Nyerza and Paymenz exchanged startled glances. I thought I saw a flicker of admiration in Paymenz’s eyes as he looked at Shephard. Paymenz murmured, “The scale of the undertaking—astounding, almost majestic.”

Nyerza threw Paymenz a pantherish look of warning.

“But,” I said, waving a hand at the tranced figures on the multitude of gurneys. “But the trance, the sleep. They—”—

“It was supposed to be temporary. It was supposed to be over weeks ago. Occupying the demons, they were to take many souls, many sparks from the pleroma—to consume them for the second half of the undertaking, the transfiguration into gods. But . . . it never came about. That Certain One Who Cannot Be Named spoke just once when we ventured to inquire. It said— We have argued what it said . . . but it was something like, A promise to men is in the words men use; such words have no single meaning. Words mean what I say they mean—” He broke off and began to sway to and fro, cackling to himself. “Yes, we ventured to inquire! Heeeee-uh-heee—we ventured—we ventured to—”—

“Stop it!” Nyerza growled, hunkering near him, so that Shephard slunk back, scrambling clumsily away on the concrete floor.

“Don’t hurt me! I’ve been through enough! Or just . . . oh, simply cut my throat. But don’t hector me . . . I am a house of cards inside! I’m going to need therapy and—and medication!”

“Stop whining and answer! How may we waken these sleepers? How may we end the demonic attack?”

Shephard clutched himself and tittered sourly. “You have just said it: You end the demonic attack by waking the sleepers! They are the extrapolation of all mankind. Men sleep even when they think they are awake—the true self sleeps—and because it sleeps we are ruled by the egoic, by vanity . . . by the
demonic
. Unchecked, unchanneled, it rages where it will! Sometimes in quiet cunning, friends, dear friends—sometimes in overt brutality! Even those—those of us who managed some higher consciousness—it’s in all the wrong parts of us! We’re all . . . we’re like—like the Elephant Man—all overgrown in the wrong places, inside. . . .”
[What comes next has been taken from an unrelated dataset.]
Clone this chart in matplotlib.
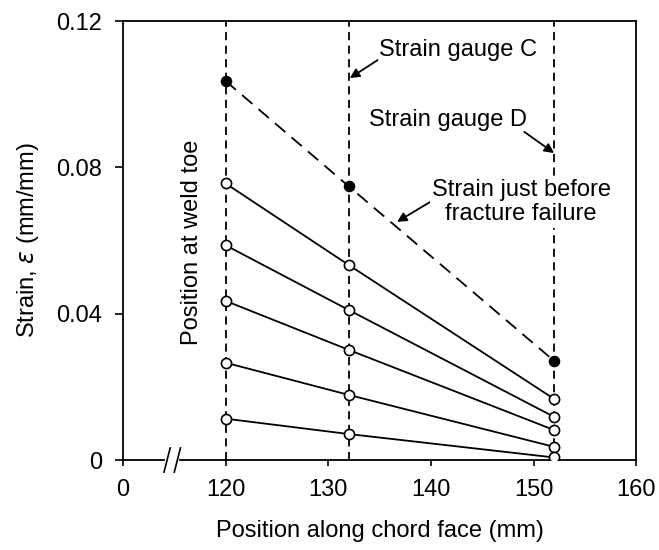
"""Strain distribution along the chord face at the weld toe."""

import matplotlib

matplotlib.use("Agg")
import matplotlib.pyplot as plt

plt.rcParams["font.family"] = ["Liberation Sans", "DejaVu Sans"]
plt.rcParams["font.size"] = 17

# gauge positions along the chord face (mm)
positions = [120, 132, 152]

# strain at successive load steps (mm/mm)
load_steps = [
    [0.0756, 0.0533, 0.0167],
    [0.0587, 0.0410, 0.0118],
    [0.0435, 0.0301, 0.0082],
    [0.0266, 0.0178, 0.0036],
    [0.0113, 0.0071, 0.0007],
]
# strain just before fracture failure
failure = [0.1036, 0.0748, 0.0271]

x_ticks = [110, 120, 130, 140, 150, 160]
x_tick_labels = ["0", "120", "130", "140", "150", "160"]
y_ticks = [0, 0.04, 0.08, 0.12]
y_tick_labels = ["0", "0.04", "0.08", "0.12"]

fig = plt.figure(figsize=(6.59, 5.5), dpi=100)
ax = fig.add_axes([0.1866, 0.1636, 0.7788, 0.7982])

ax.set_xlim(110, 160)
ax.set_ylim(0, 0.12)

# gauge locations
for xp in positions:
    ax.plot([xp, xp], [0, 0.12], color="black", lw=1.3,
            dashes=(4.5, 3), zorder=1)

for series in load_steps:
    ax.plot(positions, series, color="black", lw=1.3, marker="o",
            markersize=7.3, markerfacecolor="white", markeredgecolor="black",
            markeredgewidth=1.2, zorder=3)

ax.plot(positions, failure, color="black", lw=1.3, dashes=(7.5, 4.5),
        marker="o", markersize=7.3, markerfacecolor="black", zorder=3)

ax.set_xticks(x_ticks)
ax.set_xticklabels(x_tick_labels)
ax.set_yticks(y_ticks)
ax.set_yticklabels(y_tick_labels)
ax.tick_params(axis="x", direction="out", length=4.5, width=1.2, pad=9)
ax.tick_params(axis="y", direction="out", length=6, width=1.2, pad=9)
for sp in ax.spines.values():
    sp.set_linewidth(1.3)

ax.set_xlabel("Position along chord face (mm)", labelpad=14)
ax.set_ylabel("Strain, $\\varepsilon$ (mm/mm)", labelpad=11)

# axis break between 0 and 120
ax.plot([114.3, 115.3], [0, 0], color="white", lw=3, clip_on=False, zorder=5)
for xb in (114.3, 115.3):
    ax.plot([xb - 0.3, xb + 0.3], [-0.0033, 0.0033], color="black",
            lw=1.2, clip_on=False, zorder=6)

arrow = dict(arrowstyle="-|>", color="black", lw=1.3, mutation_scale=14,
             shrinkA=0, shrinkB=0)

ax.text(134.9, 0.1121, "Strain gauge C", ha="left", va="center")
ax.annotate("", xy=(132.1, 0.1044), xytext=(134.8, 0.1093),
            arrowprops=arrow)

ax.text(134.0, 0.0929, "Strain gauge D", ha="left", va="center")
ax.annotate("", xy=(152.0, 0.0839), xytext=(149.1, 0.0897),
            arrowprops=arrow)

ax.text(148.8, 0.0705, "Strain just before\nfracture failure",
        ha="center", va="center", linespacing=1.15,
        bbox=dict(facecolor="white", edgecolor="none", pad=1.5), zorder=4)
ax.annotate("", xy=(136.7, 0.0651), xytext=(139.9, 0.0705),
            arrowprops=arrow)

ax.text(116.7, 0.0596, "Position at weld toe", rotation=90,
        ha="center", va="center")

fig.savefig("out.png", dpi=100)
“How can they be awakened, Professor?” Melissa asked more gently.

“I don’t know! If I knew, I’d have done it! I came here with drugs, various drugs, to awaken them, and I administered them. Nothing worked. I used those drugs to keep myself awake, for weeks at a time, for fear I might become like them. You see before you the result—I am a wreckage. But these—these sleepers cannot be awakened by any ordinary medical means—not by ice water—not by blasting symphonies in their ears!”

“And if you kill them—you render the demons permanent, or so I suspect,” Paymenz murmured.
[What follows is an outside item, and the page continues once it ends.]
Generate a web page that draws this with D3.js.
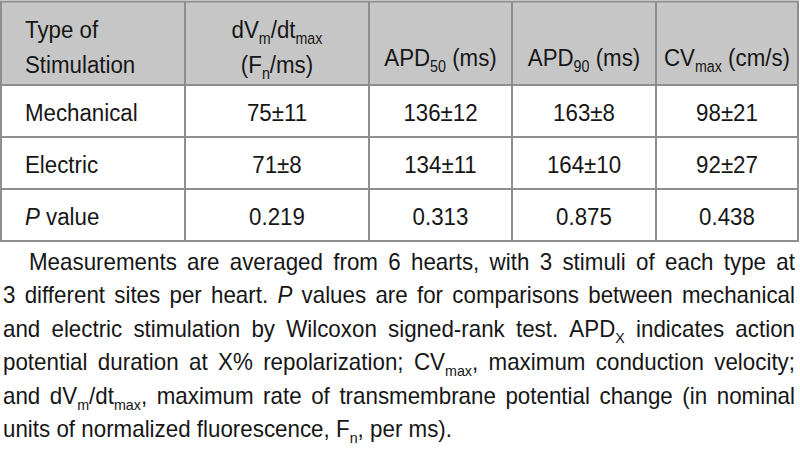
<!DOCTYPE html>
<html><head><meta charset="utf-8">
<script src="https://cdn.jsdelivr.net/npm/d3@7/dist/d3.min.js"></script>
<style>
body{margin:0;background:#fff}
svg{display:block}
text{font-family:"Liberation Sans",Arial,Helvetica,sans-serif;fill:#161616}
</style>
</head><body>
<svg id="chart" width="800" height="452"></svg>
<script>
// ---------------- DATA ----------------
// markup: _{...} = subscript, *...* = italic
const columnHeaders = [
  ["Type of", "Stimulation"],
  ["dV_{m}/dt_{max}", "(F_{n}/ms)"],
  ["APD_{50} (ms)"],
  ["APD_{90} (ms)"],
  ["CV_{max} (cm/s)"]
];
const stimulationTypes = ["Mechanical", "Electric"];
const dVdtMean  = [75, 71];
const dVdtSD    = [11, 8];
const apd50Mean = [136, 134];
const apd50SD   = [12, 11];
const apd90Mean = [163, 164];
const apd90SD   = [8, 10];
const cvMean    = [98, 92];
const cvSD      = [21, 27];
const pRowLabel = "*P* value";
const pValues   = ["0.219", "0.313", "0.875", "0.438"];
const footnoteLines = [
  "Measurements are averaged from 6 hearts, with 3 stimuli of each type at",
  "3 different sites per heart. *P* values are for comparisons between mechanical",
  "and electric stimulation by Wilcoxon signed-rank test. APD_{X} indicates action",
  "potential duration at X% repolarization; CV_{max}, maximum conduction velocity;",
  "and dV_{m}/dt_{max}, maximum rate of transmembrane potential change (in nominal",
  "units of normalized fluorescence, F_{n}, per ms)."
];

// ---------------- LAYOUT ----------------
const colWeights = [184, 184, 143, 144, 142];
const tableLeft = 1, tableRight = 798;
const tableTop = 1.5, headerH = 83.5, rowH = 52;
const tableFont = 24.5, tableSX = 0.91;
const noteFont = 23, noteSX = 0.972;
const noteLeft = 3, noteIndent = 29, noteRight = 795;
const noteBase0 = 270, noteLead = 33.4;
const borderColor = "#8e8e8e", headerFill = "#c6c6c6";

const svg = d3.select("#chart");

// Table body rows built from the arrays
const fmt = (m, s) => m + "\u00b1" + s;
const bodyRows = stimulationTypes.map((t, i) => [
  t, fmt(dVdtMean[i], dVdtSD[i]), fmt(apd50Mean[i], apd50SD[i]),
  fmt(apd90Mean[i], apd90SD[i]), fmt(cvMean[i], cvSD[i])
]);
bodyRows.push([pRowLabel, ...pValues]);

// scales
const colEdges = [0, ...d3.cumsum(colWeights)];
const x = d3.scaleLinear().domain([0, d3.sum(colWeights)]).range([tableLeft, tableRight]);
const rowEdges = [0, headerH, ...bodyRows.map((_, i) => headerH + rowH * (i + 1))];
const y = d3.scaleLinear().domain([0, 1]).range([tableTop, tableTop + 1]);

// parse markup into segments
function parse(str) {
  const parts = str.split(/(_\{[^}]*\}|\*[^*]*\*)/).filter(s => s.length);
  return parts.map(p => {
    if (p.startsWith("_{")) return {t: p.slice(2, -1), k: "s"};
    if (p.startsWith("*")) return {t: p.slice(1, -1), k: "i"};
    return {t: p, k: "n"};
  });
}

// draw segments into a text element; returns scaled width
function drawText(g, segs, fs, sx, px, py) {
  const txt = g.append("text")
    .attr("font-size", fs)
    .attr("transform", `translate(${px},${py}) scale(${sx},1)`)
    .attr("xml:space", "preserve")
    .style("white-space", "pre");
  let shifted = false;
  segs.forEach(s => {
    const ts = txt.append("tspan").text(s.t);
    if (s.k === "s") {
      ts.attr("font-size", fs * 0.64);
      if (!shifted) { ts.attr("dy", fs * 0.26); shifted = true; }
    } else {
      if (shifted) { ts.attr("dy", -fs * 0.26); shifted = false; }
      if (s.k === "i") ts.attr("font-style", "italic");
    }
  });
  return txt;
}
function width(txt, sx) { return txt.node().getComputedTextLength() * sx; }

// header fill
svg.append("rect")
  .attr("x", x(0)).attr("y", y(rowEdges[0]))
  .attr("width", x(colEdges[5]) - x(0)).attr("height", y(rowEdges[1]) - y(rowEdges[0]))
  .attr("fill", headerFill);

const gText = svg.append("g");

// header text
columnHeaders.forEach((lines, c) => {
  const baselines = lines.length === 2 ? [y(36.5), y(71.5)] : [y(64.5)];
  lines.forEach((ln, li) => {
    const t = drawText(gText, parse(ln), tableFont, tableSX, 0, baselines[li]);
    const w = width(t, tableSX);
    const px = c === 0 ? x(colEdges[0]) + 24 : (x(colEdges[c]) + x(colEdges[c + 1])) / 2 - w / 2;
    t.attr("transform", `translate(${px},${baselines[li]}) scale(${tableSX},1)`);
  });
});

// body text
bodyRows.forEach((row, r) => {
  const base = y((rowEdges[r + 1] + rowEdges[r + 2]) / 2) + 9.5;
  row.forEach((cell, c) => {
    const t = drawText(gText, parse(cell), tableFont, tableSX, 0, base);
    const w = width(t, tableSX);
    const px = c === 0 ? x(colEdges[0]) + 24 : (x(colEdges[c]) + x(colEdges[c + 1])) / 2 - w / 2;
    t.attr("transform", `translate(${px},${base}) scale(${tableSX},1)`);
  });
});

// grid lines
const gGrid = svg.append("g").attr("stroke", borderColor).attr("stroke-width", 2);
colEdges.forEach(e => {
  gGrid.append("line").attr("x1", x(e)).attr("x2", x(e))
    .attr("y1", y(rowEdges[0])).attr("y2", y(rowEdges[rowEdges.length - 1]));
});
rowEdges.forEach(e => {
  gGrid.append("line").attr("x1", x(0) - 1).attr("x2", x(colEdges[5]) + 1)
    .attr("y1", y(e)).attr("y2", y(e));
});

// footnote (justified)
const gNote = svg.append("g");
footnoteLines.forEach((line, i) => {
  const base = noteBase0 + i * noteLead;
  const words = line.split(" ");
  const items = words.map(wd => {
    const t = drawText(gNote, parse(wd), noteFont, noteSX, 0, base);
    return {t, w: width(t, noteSX)};
  });
  const start = i === 0 ? noteIndent : noteLeft;
  const total = d3.sum(items, d => d.w);
  const last = i === footnoteLines.length - 1;
  const gap = last ? 0.278 * noteFont * noteSX : (noteRight - start - total) / (items.length - 1);
  let cx = start;
  items.forEach(it => {
    it.t.attr("transform", `translate(${cx},${base}) scale(${noteSX},1)`);
    cx += it.w + gap;
  });
});
</script>
</body></html>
“Yes. They are what they are. As the sleepers sleep, each has a corresponding demon who rages in the outer world. And how the demons look, what they do, is partly sustained by what path the sleepers chose, by their acts—but also by the sleep of the rest of humanity! If the human race—even some great portion—saw itself as it was, there would be a—a ripple effect that would be some help.” As he went on he slowly slumped into a fetal position, lying on his side, muttering, the words more and more difficult to hear. “But the
shock
required to wake those who sleep this sleep . . . well, it’s too late to be self-generated by the sleeper. Such a shock comes only from—from a kind of grace coming from something greater than all of us, from the solar level, the next higher plane. But how, how to—to focus that, to— I don’t know . . . I thought perhaps . . . I don’t know.” He shook his body, as he might have once shaken only his head, and fell silent. And then he went limp.
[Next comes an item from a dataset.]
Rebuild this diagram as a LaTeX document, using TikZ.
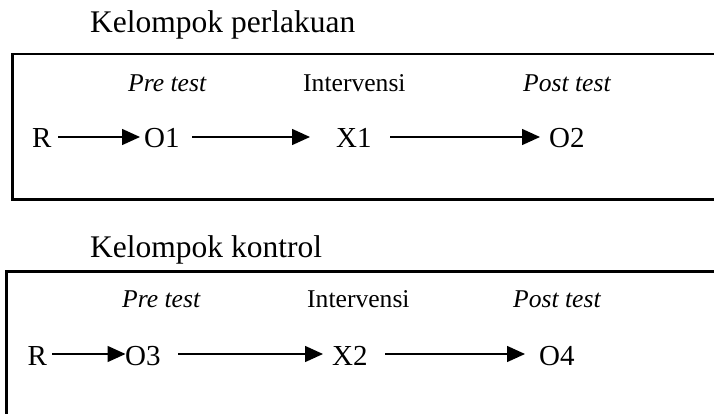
\documentclass[tikz,border=0pt]{standalone}
\usepackage{fontspec}
\setmainfont{Liberation Serif}
\usetikzlibrary{arrows.meta}
\begin{document}
\begin{tikzpicture}[x=1pt,y=-1pt,
  txt/.style={inner sep=0pt,anchor=base west,font=\fontsize{29}{34}\selectfont},
  ttl/.style={inner sep=0pt,anchor=base west,font=\fontsize{31.5}{36}\selectfont},
  lbl/.style={inner sep=0pt,anchor=base west,font=\fontsize{25.6}{30}\selectfont},
  ilbl/.style={lbl,font=\fontsize{25.6}{30}\selectfont\itshape},
  frame/.style={line width=2.6pt},
  arr/.style={line width=1.5pt,-{Triangle[length=18pt,width=16pt]}}]
\useasboundingbox (0,0) rectangle (714,414);
% group 1
\node[ttl] (t1) at (90,33) {Kelompok perlakuan};
\draw[frame] (12.5,54) rectangle (730,199.5);
\node[ilbl] (pre1) at (128,92) {Pre test};
\node[lbl] (int1) at (303,92) {Intervensi};
\node[ilbl] (post1) at (523,92) {Post test};
\node[txt] (r1) at (32,148) {R};
\node[txt] (o1) at (144,148) {O1};
\node[txt] (x1) at (336,148) {X1};
\node[txt] (o2) at (549,148) {O2};
\draw[arr,shorten <=6.5pt,shorten >=4pt] ([yshift=11pt]r1.base east) -- ([yshift=11pt]o1.base west);
\draw[arr,shorten <=12.5pt,shorten >=26pt] ([yshift=11pt]o1.base east) -- ([yshift=11pt]x1.base west);
\draw[arr,shorten <=18.5pt,shorten >=9pt] ([yshift=11pt]x1.base east) -- ([yshift=11pt]o2.base west);
% group 2
\node[ttl] (t2) at (90,257) {Kelompok kontrol};
\draw[frame] (730,271.7) -- (6.7,271.7) -- (6.7,430);
\node[ilbl] (pre2) at (122,307) {Pre test};
\node[lbl] (int2) at (307,307) {Intervensi};
\node[ilbl] (post2) at (513,307) {Post test};
\node[txt] (r2) at (27.5,365) {R};
\node[txt] (o3) at (125,365) {O3};
\node[txt] (x2) at (332,365) {X2};
\node[txt] (o4) at (539,365) {O4};
\draw[arr,shorten <=5pt,shorten >=-0.5pt] ([yshift=11pt]r2.base east) -- ([yshift=11pt]o3.base west);
\draw[arr,shorten <=17.5pt,shorten >=9pt] ([yshift=11pt]o3.base east) -- ([yshift=11pt]x2.base west);
\draw[arr,shorten <=17.5pt,shorten >=14pt] ([yshift=11pt]x2.base east) -- ([yshift=11pt]o4.base west);
\end{tikzpicture}
\end{document}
We looked at him, at one another, back at Shephard. I asked, “Is he dead? Asleep?”

Melissa touched his neck. After a moment she shook her head. “Neither. Unconscious.” She stood and looked at the sleeping multitude. “Or in a trance of some kind. Perhaps he has become like one of these others.”

“No,” Nyerza said. “Not yet.”

“Mendel was here,” I said. “He must intend something. You who are . . . you in the circle. Didn’t you know about all this?”